*What this task involves*:
Every record must be transcribed in its entirety, apart from the images, which are to be omitted.

*Records for the exercise*:

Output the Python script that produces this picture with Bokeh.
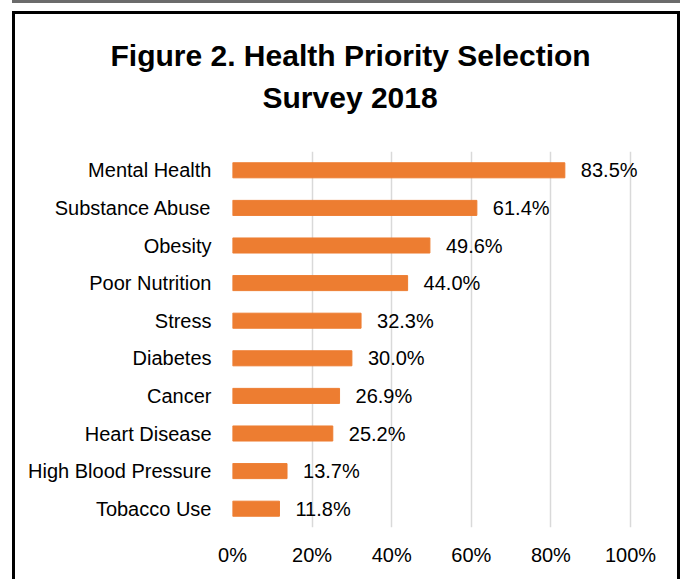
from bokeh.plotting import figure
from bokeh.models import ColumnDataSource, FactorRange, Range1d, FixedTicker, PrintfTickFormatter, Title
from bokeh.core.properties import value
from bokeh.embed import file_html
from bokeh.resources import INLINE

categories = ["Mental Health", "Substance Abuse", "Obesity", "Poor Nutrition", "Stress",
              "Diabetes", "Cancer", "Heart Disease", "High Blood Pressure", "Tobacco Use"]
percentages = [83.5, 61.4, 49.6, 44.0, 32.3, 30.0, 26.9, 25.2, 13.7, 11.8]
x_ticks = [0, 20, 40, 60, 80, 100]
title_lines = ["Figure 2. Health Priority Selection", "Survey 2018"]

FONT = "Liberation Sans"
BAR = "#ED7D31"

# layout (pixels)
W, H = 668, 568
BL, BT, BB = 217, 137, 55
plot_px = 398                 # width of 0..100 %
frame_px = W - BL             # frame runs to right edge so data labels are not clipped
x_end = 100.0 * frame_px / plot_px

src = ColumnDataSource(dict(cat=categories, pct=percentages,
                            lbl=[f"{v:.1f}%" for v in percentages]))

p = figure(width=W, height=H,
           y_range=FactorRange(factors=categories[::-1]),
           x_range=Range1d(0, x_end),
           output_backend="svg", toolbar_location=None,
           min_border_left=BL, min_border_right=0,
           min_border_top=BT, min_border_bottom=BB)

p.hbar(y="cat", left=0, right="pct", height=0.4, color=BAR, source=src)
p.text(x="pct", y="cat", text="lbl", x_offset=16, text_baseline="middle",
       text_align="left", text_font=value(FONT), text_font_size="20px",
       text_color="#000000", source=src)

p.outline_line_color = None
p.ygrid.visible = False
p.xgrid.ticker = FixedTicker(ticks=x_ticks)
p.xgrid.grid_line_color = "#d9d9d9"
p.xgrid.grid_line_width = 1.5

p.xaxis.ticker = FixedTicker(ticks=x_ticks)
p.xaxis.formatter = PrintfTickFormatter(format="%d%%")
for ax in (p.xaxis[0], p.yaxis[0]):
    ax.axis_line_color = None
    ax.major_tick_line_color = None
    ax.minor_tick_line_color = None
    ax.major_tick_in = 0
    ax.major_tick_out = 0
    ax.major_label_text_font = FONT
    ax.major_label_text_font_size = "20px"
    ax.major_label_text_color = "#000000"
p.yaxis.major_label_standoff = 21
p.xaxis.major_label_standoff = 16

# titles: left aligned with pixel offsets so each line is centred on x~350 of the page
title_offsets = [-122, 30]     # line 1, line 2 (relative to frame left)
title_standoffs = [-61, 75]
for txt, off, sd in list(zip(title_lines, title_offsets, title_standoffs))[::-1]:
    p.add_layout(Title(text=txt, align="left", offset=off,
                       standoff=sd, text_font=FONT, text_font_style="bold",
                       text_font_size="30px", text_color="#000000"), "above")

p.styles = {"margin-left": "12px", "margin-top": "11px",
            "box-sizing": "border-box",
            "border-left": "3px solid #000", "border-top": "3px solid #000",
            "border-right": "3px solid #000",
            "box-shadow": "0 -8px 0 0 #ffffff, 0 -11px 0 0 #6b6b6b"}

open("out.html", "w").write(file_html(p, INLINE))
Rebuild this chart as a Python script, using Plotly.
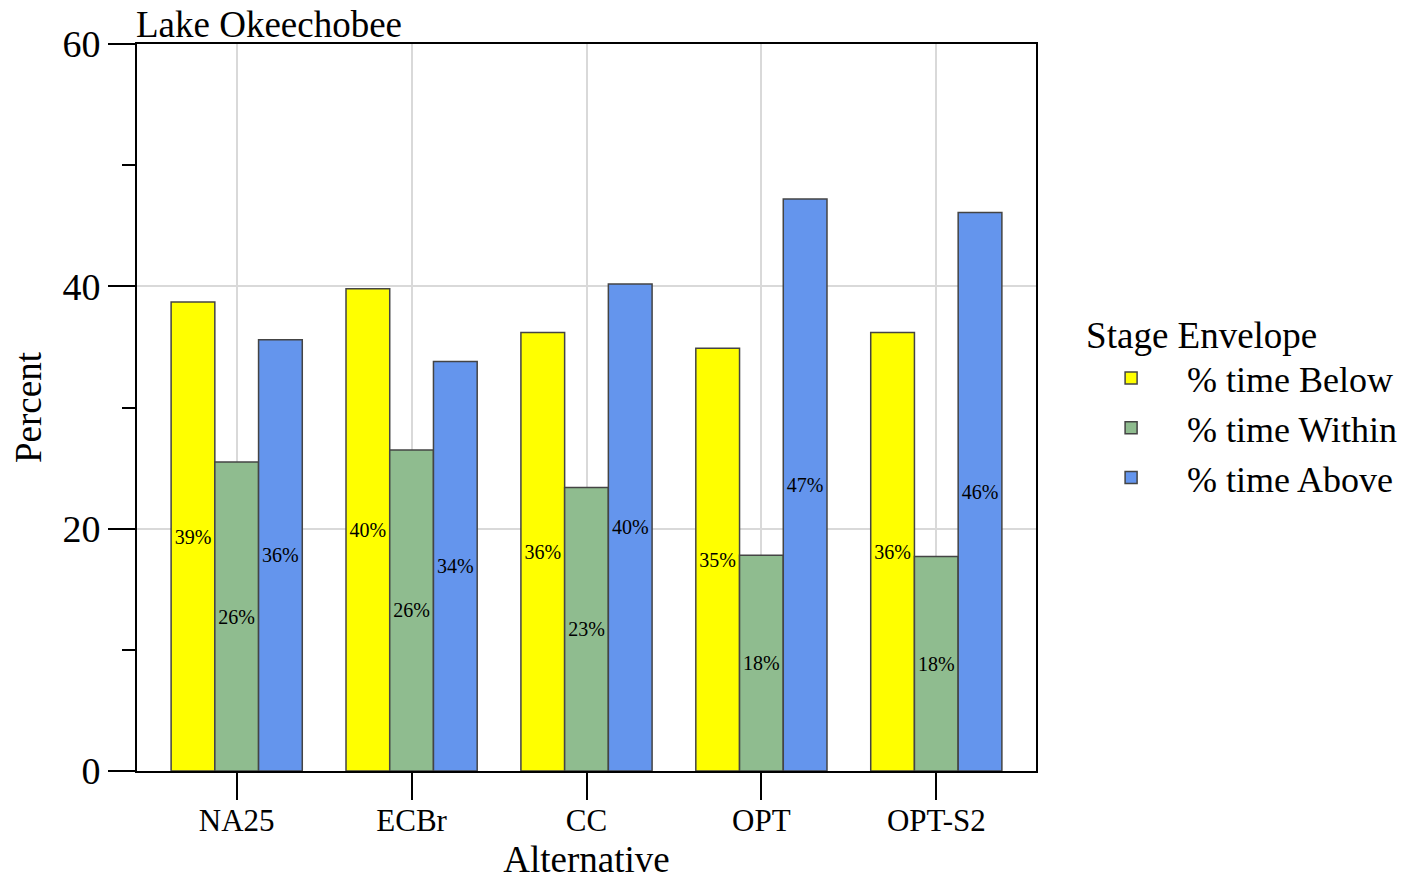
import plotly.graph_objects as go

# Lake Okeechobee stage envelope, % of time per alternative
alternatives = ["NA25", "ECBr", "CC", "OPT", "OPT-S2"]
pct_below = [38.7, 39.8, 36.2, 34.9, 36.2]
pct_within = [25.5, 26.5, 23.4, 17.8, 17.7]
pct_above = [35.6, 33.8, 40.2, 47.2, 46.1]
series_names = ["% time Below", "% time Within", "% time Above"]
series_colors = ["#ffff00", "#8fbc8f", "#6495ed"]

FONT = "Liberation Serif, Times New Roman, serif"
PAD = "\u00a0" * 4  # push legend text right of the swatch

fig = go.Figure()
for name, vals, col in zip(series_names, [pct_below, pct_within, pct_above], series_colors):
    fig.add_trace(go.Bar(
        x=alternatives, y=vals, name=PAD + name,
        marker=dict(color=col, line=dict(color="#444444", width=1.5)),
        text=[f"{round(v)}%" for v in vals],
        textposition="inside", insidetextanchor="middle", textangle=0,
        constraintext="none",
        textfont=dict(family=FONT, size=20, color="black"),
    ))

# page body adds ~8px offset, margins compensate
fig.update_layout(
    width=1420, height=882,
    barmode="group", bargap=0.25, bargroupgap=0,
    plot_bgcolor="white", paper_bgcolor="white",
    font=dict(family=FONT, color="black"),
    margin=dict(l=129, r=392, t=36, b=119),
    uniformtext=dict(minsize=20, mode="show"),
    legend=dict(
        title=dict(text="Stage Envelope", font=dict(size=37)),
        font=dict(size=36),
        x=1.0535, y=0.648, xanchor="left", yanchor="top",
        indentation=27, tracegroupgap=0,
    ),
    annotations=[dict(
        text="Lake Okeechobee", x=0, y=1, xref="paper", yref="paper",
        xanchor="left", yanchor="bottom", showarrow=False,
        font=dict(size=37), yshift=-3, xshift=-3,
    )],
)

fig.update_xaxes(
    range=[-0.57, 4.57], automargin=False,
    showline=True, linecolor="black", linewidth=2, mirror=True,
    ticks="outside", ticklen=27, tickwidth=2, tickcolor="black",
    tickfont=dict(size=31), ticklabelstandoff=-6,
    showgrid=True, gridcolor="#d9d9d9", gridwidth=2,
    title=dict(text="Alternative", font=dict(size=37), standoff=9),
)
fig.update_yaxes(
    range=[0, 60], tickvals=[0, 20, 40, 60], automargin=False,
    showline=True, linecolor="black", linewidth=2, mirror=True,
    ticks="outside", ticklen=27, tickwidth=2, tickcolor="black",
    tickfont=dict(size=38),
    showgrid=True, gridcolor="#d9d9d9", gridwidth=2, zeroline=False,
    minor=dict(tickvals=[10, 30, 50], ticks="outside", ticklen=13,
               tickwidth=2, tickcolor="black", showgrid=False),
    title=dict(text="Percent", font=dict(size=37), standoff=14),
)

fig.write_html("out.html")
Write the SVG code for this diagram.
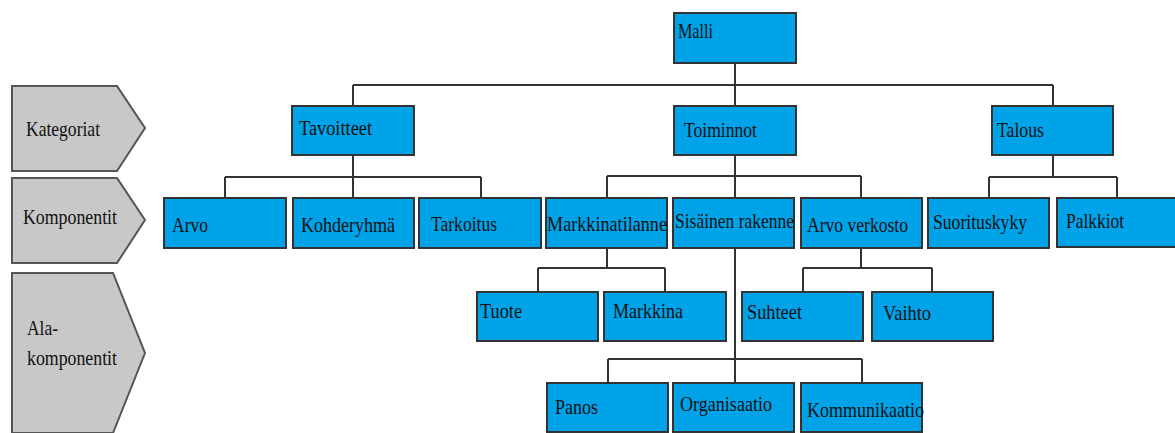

*Reply to the task*:
Output the Python script that produces this picture with Bokeh.
from bokeh.plotting import figure
from bokeh.models import ColumnDataSource, FactorRange, Range1d, FixedTicker, PrintfTickFormatter, Title
from bokeh.core.properties import value
from bokeh.embed import file_html
from bokeh.resources import INLINE

categories = ["Mental Health", "Substance Abuse", "Obesity", "Poor Nutrition", "Stress",
              "Diabetes", "Cancer", "Heart Disease", "High Blood Pressure", "Tobacco Use"]
percentages = [83.5, 61.4, 49.6, 44.0, 32.3, 30.0, 26.9, 25.2, 13.7, 11.8]
x_ticks = [0, 20, 40, 60, 80, 100]
title_lines = ["Figure 2. Health Priority Selection", "Survey 2018"]

FONT = "Liberation Sans"
BAR = "#ED7D31"

# layout (pixels)
W, H = 668, 568
BL, BT, BB = 217, 137, 55
plot_px = 398                 # width of 0..100 %
frame_px = W - BL             # frame runs to right edge so data labels are not clipped
x_end = 100.0 * frame_px / plot_px

src = ColumnDataSource(dict(cat=categories, pct=percentages,
                            lbl=[f"{v:.1f}%" for v in percentages]))

p = figure(width=W, height=H,
           y_range=FactorRange(factors=categories[::-1]),
           x_range=Range1d(0, x_end),
           output_backend="svg", toolbar_location=None,
           min_border_left=BL, min_border_right=0,
           min_border_top=BT, min_border_bottom=BB)

p.hbar(y="cat", left=0, right="pct", height=0.4, color=BAR, source=src)
p.text(x="pct", y="cat", text="lbl", x_offset=16, text_baseline="middle",
       text_align="left", text_font=value(FONT), text_font_size="20px",
       text_color="#000000", source=src)

p.outline_line_color = None
p.ygrid.visible = False
p.xgrid.ticker = FixedTicker(ticks=x_ticks)
p.xgrid.grid_line_color = "#d9d9d9"
p.xgrid.grid_line_width = 1.5

p.xaxis.ticker = FixedTicker(ticks=x_ticks)
p.xaxis.formatter = PrintfTickFormatter(format="%d%%")
for ax in (p.xaxis[0], p.yaxis[0]):
    ax.axis_line_color = None
    ax.major_tick_line_color = None
    ax.minor_tick_line_color = None
    ax.major_tick_in = 0
    ax.major_tick_out = 0
    ax.major_label_text_font = FONT
    ax.major_label_text_font_size = "20px"
    ax.major_label_text_color = "#000000"
p.yaxis.major_label_standoff = 21
p.xaxis.major_label_standoff = 16

# titles: left aligned with pixel offsets so each line is centred on x~350 of the page
title_offsets = [-122, 30]     # line 1, line 2 (relative to frame left)
title_standoffs = [-61, 75]
for txt, off, sd in list(zip(title_lines, title_offsets, title_standoffs))[::-1]:
    p.add_layout(Title(text=txt, align="left", offset=off,
                       standoff=sd, text_font=FONT, text_font_style="bold",
                       text_font_size="30px", text_color="#000000"), "above")

p.styles = {"margin-left": "12px", "margin-top": "11px",
            "box-sizing": "border-box",
            "border-left": "3px solid #000", "border-top": "3px solid #000",
            "border-right": "3px solid #000",
            "box-shadow": "0 -8px 0 0 #ffffff, 0 -11px 0 0 #6b6b6b"}

open("out.html", "w").write(file_html(p, INLINE))
Rebuild this chart as a Python script, using Plotly.
import plotly.graph_objects as go

# Lake Okeechobee stage envelope, % of time per alternative
alternatives = ["NA25", "ECBr", "CC", "OPT", "OPT-S2"]
pct_below = [38.7, 39.8, 36.2, 34.9, 36.2]
pct_within = [25.5, 26.5, 23.4, 17.8, 17.7]
pct_above = [35.6, 33.8, 40.2, 47.2, 46.1]
series_names = ["% time Below", "% time Within", "% time Above"]
series_colors = ["#ffff00", "#8fbc8f", "#6495ed"]

FONT = "Liberation Serif, Times New Roman, serif"
PAD = "\u00a0" * 4  # push legend text right of the swatch

fig = go.Figure()
for name, vals, col in zip(series_names, [pct_below, pct_within, pct_above], series_colors):
    fig.add_trace(go.Bar(
        x=alternatives, y=vals, name=PAD + name,
        marker=dict(color=col, line=dict(color="#444444", width=1.5)),
        text=[f"{round(v)}%" for v in vals],
        textposition="inside", insidetextanchor="middle", textangle=0,
        constraintext="none",
        textfont=dict(family=FONT, size=20, color="black"),
    ))

# page body adds ~8px offset, margins compensate
fig.update_layout(
    width=1420, height=882,
    barmode="group", bargap=0.25, bargroupgap=0,
    plot_bgcolor="white", paper_bgcolor="white",
    font=dict(family=FONT, color="black"),
    margin=dict(l=129, r=392, t=36, b=119),
    uniformtext=dict(minsize=20, mode="show"),
    legend=dict(
        title=dict(text="Stage Envelope", font=dict(size=37)),
        font=dict(size=36),
        x=1.0535, y=0.648, xanchor="left", yanchor="top",
        indentation=27, tracegroupgap=0,
    ),
    annotations=[dict(
        text="Lake Okeechobee", x=0, y=1, xref="paper", yref="paper",
        xanchor="left", yanchor="bottom", showarrow=False,
        font=dict(size=37), yshift=-3, xshift=-3,
    )],
)

fig.update_xaxes(
    range=[-0.57, 4.57], automargin=False,
    showline=True, linecolor="black", linewidth=2, mirror=True,
    ticks="outside", ticklen=27, tickwidth=2, tickcolor="black",
    tickfont=dict(size=31), ticklabelstandoff=-6,
    showgrid=True, gridcolor="#d9d9d9", gridwidth=2,
    title=dict(text="Alternative", font=dict(size=37), standoff=9),
)
fig.update_yaxes(
    range=[0, 60], tickvals=[0, 20, 40, 60], automargin=False,
    showline=True, linecolor="black", linewidth=2, mirror=True,
    ticks="outside", ticklen=27, tickwidth=2, tickcolor="black",
    tickfont=dict(size=38),
    showgrid=True, gridcolor="#d9d9d9", gridwidth=2, zeroline=False,
    minor=dict(tickvals=[10, 30, 50], ticks="outside", ticklen=13,
               tickwidth=2, tickcolor="black", showgrid=False),
    title=dict(text="Percent", font=dict(size=37), standoff=14),
)

fig.write_html("out.html")
Write the SVG code for this diagram.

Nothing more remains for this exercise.